• AIM OF THE TASK:
All the data must come back unchanged, except that pictures are left out.

** start **

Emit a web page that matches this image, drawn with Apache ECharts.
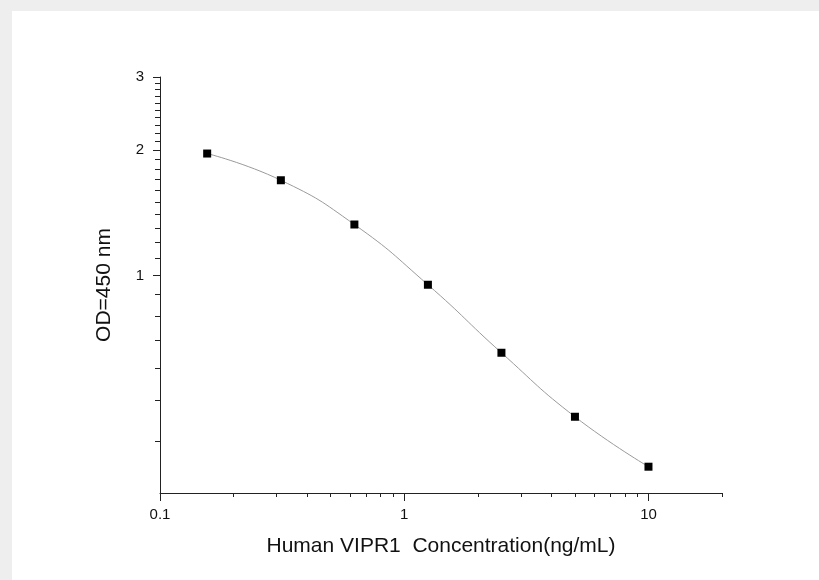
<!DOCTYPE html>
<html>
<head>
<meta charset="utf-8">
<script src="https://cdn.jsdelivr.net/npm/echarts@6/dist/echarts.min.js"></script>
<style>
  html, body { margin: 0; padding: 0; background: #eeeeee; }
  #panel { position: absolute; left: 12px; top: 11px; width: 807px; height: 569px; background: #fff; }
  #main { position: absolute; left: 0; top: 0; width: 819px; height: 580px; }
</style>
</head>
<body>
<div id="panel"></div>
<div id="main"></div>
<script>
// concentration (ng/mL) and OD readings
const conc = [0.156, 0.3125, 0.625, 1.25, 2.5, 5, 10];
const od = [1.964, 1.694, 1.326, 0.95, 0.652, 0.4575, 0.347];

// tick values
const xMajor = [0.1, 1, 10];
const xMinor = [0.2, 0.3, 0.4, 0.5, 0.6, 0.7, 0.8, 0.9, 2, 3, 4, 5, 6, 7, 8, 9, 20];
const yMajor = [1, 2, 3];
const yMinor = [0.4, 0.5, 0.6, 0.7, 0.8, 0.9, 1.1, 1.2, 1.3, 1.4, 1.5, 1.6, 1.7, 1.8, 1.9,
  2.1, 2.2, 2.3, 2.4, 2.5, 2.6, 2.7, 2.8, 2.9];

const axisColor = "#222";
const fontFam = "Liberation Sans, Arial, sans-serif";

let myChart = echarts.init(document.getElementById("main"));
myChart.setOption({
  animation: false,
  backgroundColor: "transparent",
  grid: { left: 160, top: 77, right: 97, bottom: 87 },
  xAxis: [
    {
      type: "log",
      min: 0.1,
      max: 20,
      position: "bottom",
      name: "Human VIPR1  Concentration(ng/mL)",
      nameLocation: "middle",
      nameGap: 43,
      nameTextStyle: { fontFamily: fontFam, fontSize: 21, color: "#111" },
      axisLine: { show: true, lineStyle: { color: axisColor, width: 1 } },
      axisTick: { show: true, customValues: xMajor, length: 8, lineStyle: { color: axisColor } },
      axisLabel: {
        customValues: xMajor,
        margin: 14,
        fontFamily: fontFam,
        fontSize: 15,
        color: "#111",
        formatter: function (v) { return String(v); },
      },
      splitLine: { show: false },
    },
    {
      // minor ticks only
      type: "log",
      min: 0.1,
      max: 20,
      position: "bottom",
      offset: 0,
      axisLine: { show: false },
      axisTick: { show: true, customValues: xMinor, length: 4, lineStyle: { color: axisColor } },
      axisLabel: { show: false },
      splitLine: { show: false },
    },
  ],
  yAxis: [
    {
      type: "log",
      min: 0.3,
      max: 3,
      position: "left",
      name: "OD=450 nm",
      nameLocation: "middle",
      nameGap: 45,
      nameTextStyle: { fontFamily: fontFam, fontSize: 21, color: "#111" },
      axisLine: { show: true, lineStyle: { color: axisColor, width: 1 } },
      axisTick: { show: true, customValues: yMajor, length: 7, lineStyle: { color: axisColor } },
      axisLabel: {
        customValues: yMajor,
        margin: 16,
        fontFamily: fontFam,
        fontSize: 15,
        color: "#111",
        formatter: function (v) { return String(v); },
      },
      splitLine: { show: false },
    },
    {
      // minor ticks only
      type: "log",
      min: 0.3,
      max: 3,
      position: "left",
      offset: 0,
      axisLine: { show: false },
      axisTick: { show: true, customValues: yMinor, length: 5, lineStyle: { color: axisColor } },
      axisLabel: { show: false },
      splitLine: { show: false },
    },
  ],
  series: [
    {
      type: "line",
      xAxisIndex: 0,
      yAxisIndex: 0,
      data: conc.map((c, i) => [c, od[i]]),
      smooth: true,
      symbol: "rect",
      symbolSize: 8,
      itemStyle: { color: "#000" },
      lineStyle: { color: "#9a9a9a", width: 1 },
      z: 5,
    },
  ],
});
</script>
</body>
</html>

** end **

• ANSWER TO THIS EXERCISE:
Emit a web page that matches this image, drawn with Apache ECharts.
<!DOCTYPE html>
<html>
<head>
<meta charset="utf-8">
<script src="https://cdn.jsdelivr.net/npm/echarts@6/dist/echarts.min.js"></script>
<style>
  html, body { margin: 0; padding: 0; background: #eeeeee; }
  #panel { position: absolute; left: 12px; top: 11px; width: 807px; height: 569px; background: #fff; }
  #main { position: absolute; left: 0; top: 0; width: 819px; height: 580px; }
</style>
</head>
<body>
<div id="panel"></div>
<div id="main"></div>
<script>
// concentration (ng/mL) and OD readings
const conc = [0.156, 0.3125, 0.625, 1.25, 2.5, 5, 10];
const od = [1.964, 1.694, 1.326, 0.95, 0.652, 0.4575, 0.347];

// tick values
const xMajor = [0.1, 1, 10];
const xMinor = [0.2, 0.3, 0.4, 0.5, 0.6, 0.7, 0.8, 0.9, 2, 3, 4, 5, 6, 7, 8, 9, 20];
const yMajor = [1, 2, 3];
const yMinor = [0.4, 0.5, 0.6, 0.7, 0.8, 0.9, 1.1, 1.2, 1.3, 1.4, 1.5, 1.6, 1.7, 1.8, 1.9,
  2.1, 2.2, 2.3, 2.4, 2.5, 2.6, 2.7, 2.8, 2.9];

const axisColor = "#222";
const fontFam = "Liberation Sans, Arial, sans-serif";

let myChart = echarts.init(document.getElementById("main"));
myChart.setOption({
  animation: false,
  backgroundColor: "transparent",
  grid: { left: 160, top: 77, right: 97, bottom: 87 },
  xAxis: [
    {
      type: "log",
      min: 0.1,
      max: 20,
      position: "bottom",
      name: "Human VIPR1  Concentration(ng/mL)",
      nameLocation: "middle",
      nameGap: 43,
      nameTextStyle: { fontFamily: fontFam, fontSize: 21, color: "#111" },
      axisLine: { show: true, lineStyle: { color: axisColor, width: 1 } },
      axisTick: { show: true, customValues: xMajor, length: 8, lineStyle: { color: axisColor } },
      axisLabel: {
        customValues: xMajor,
        margin: 14,
        fontFamily: fontFam,
        fontSize: 15,
        color: "#111",
        formatter: function (v) { return String(v); },
      },
      splitLine: { show: false },
    },
    {
      // minor ticks only
      type: "log",
      min: 0.1,
      max: 20,
      position: "bottom",
      offset: 0,
      axisLine: { show: false },
      axisTick: { show: true, customValues: xMinor, length: 4, lineStyle: { color: axisColor } },
      axisLabel: { show: false },
      splitLine: { show: false },
    },
  ],
  yAxis: [
    {
      type: "log",
      min: 0.3,
      max: 3,
      position: "left",
      name: "OD=450 nm",
      nameLocation: "middle",
      nameGap: 45,
      nameTextStyle: { fontFamily: fontFam, fontSize: 21, color: "#111" },
      axisLine: { show: true, lineStyle: { color: axisColor, width: 1 } },
      axisTick: { show: true, customValues: yMajor, length: 7, lineStyle: { color: axisColor } },
      axisLabel: {
        customValues: yMajor,
        margin: 16,
        fontFamily: fontFam,
        fontSize: 15,
        color: "#111",
        formatter: function (v) { return String(v); },
      },
      splitLine: { show: false },
    },
    {
      // minor ticks only
      type: "log",
      min: 0.3,
      max: 3,
      position: "left",
      offset: 0,
      axisLine: { show: false },
      axisTick: { show: true, customValues: yMinor, length: 5, lineStyle: { color: axisColor } },
      axisLabel: { show: false },
      splitLine: { show: false },
    },
  ],
  series: [
    {
      type: "line",
      xAxisIndex: 0,
      yAxisIndex: 0,
      data: conc.map((c, i) => [c, od[i]]),
      smooth: true,
      symbol: "rect",
      symbolSize: 8,
      itemStyle: { color: "#000" },
      lineStyle: { color: "#9a9a9a", width: 1 },
      z: 5,
    },
  ],
});
</script>
</body>
</html>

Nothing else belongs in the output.